__Task prompt__. Extract every line that includes the string "chart".
# start of Dataset content
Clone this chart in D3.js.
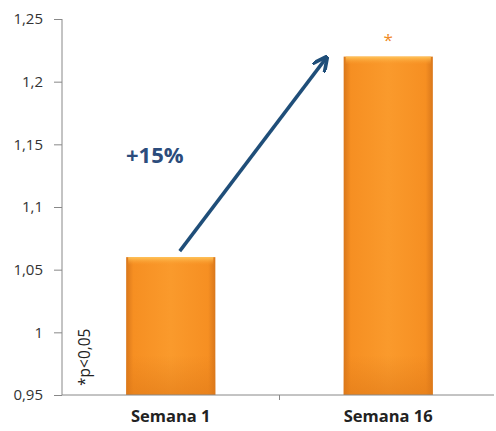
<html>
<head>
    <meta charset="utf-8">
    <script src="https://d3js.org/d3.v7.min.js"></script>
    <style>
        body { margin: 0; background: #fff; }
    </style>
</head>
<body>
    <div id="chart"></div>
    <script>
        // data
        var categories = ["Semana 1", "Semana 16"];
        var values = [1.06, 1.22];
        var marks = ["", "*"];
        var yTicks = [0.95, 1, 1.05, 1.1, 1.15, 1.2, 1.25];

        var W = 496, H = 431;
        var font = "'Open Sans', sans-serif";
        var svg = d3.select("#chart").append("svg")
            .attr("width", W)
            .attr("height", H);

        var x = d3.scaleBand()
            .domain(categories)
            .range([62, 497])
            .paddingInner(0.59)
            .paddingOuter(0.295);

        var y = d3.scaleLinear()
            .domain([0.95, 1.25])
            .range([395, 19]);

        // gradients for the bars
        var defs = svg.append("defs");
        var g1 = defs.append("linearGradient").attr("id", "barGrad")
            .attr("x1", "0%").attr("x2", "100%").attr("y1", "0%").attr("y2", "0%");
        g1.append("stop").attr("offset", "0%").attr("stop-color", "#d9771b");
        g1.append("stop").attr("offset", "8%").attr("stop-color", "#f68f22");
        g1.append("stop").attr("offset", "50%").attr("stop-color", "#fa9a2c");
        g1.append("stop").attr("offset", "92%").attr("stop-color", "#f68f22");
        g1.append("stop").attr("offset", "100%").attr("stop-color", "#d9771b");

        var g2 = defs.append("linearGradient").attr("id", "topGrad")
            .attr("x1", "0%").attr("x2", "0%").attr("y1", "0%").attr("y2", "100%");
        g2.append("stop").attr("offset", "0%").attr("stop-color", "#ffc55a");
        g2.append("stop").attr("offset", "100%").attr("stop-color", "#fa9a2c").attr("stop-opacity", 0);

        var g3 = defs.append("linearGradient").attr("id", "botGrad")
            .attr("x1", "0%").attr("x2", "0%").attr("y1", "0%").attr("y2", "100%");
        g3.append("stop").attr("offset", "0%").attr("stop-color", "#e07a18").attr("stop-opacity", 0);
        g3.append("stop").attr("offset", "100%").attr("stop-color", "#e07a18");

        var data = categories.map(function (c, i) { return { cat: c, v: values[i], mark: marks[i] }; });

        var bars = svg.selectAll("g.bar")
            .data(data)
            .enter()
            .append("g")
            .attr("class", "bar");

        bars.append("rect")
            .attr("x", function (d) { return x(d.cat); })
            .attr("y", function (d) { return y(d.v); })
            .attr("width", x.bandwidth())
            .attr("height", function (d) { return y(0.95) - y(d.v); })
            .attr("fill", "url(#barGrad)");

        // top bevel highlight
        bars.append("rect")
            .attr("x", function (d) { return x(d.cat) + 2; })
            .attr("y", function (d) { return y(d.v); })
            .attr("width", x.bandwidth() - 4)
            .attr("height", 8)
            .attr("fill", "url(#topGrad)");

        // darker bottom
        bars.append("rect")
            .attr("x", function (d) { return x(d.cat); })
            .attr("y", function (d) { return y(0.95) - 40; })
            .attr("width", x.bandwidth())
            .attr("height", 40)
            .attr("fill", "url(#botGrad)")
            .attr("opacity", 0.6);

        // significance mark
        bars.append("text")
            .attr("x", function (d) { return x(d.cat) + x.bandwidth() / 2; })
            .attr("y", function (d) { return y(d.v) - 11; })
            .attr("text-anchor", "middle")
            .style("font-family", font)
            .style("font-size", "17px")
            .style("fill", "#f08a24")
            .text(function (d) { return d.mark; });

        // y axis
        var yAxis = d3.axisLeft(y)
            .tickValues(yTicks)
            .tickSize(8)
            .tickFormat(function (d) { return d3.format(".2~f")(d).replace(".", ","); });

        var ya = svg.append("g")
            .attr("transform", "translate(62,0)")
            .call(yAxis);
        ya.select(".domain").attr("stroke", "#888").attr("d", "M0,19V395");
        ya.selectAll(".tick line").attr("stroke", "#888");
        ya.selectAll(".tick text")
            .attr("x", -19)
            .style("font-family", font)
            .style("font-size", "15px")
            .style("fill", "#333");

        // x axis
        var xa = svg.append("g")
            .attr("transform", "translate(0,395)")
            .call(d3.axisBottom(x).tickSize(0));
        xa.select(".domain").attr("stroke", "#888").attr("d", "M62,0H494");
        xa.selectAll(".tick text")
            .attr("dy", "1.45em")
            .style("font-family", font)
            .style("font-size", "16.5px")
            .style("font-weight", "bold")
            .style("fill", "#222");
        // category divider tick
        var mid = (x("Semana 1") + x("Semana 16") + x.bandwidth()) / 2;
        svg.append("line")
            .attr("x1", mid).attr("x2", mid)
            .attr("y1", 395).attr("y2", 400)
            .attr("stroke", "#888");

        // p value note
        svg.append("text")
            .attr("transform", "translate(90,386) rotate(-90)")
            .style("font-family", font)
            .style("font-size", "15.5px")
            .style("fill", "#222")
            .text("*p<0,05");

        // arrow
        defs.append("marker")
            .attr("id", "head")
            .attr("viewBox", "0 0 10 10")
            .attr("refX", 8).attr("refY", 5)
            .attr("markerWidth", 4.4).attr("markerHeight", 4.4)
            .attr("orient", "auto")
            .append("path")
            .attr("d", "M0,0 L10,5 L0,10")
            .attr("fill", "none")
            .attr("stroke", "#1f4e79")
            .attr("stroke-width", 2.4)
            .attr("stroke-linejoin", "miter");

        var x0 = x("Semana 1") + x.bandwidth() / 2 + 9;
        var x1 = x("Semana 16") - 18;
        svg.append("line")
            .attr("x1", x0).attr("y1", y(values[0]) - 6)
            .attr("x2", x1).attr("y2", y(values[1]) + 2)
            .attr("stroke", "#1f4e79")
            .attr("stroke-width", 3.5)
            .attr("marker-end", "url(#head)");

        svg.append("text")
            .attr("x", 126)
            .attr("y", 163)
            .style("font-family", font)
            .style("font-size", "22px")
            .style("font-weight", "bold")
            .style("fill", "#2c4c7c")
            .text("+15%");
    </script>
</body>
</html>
# end of Dataset content
__Solution to the exercise__.
Clone this chart in D3.js.
    <div id="chart"></div>
        var svg = d3.select("#chart").append("svg")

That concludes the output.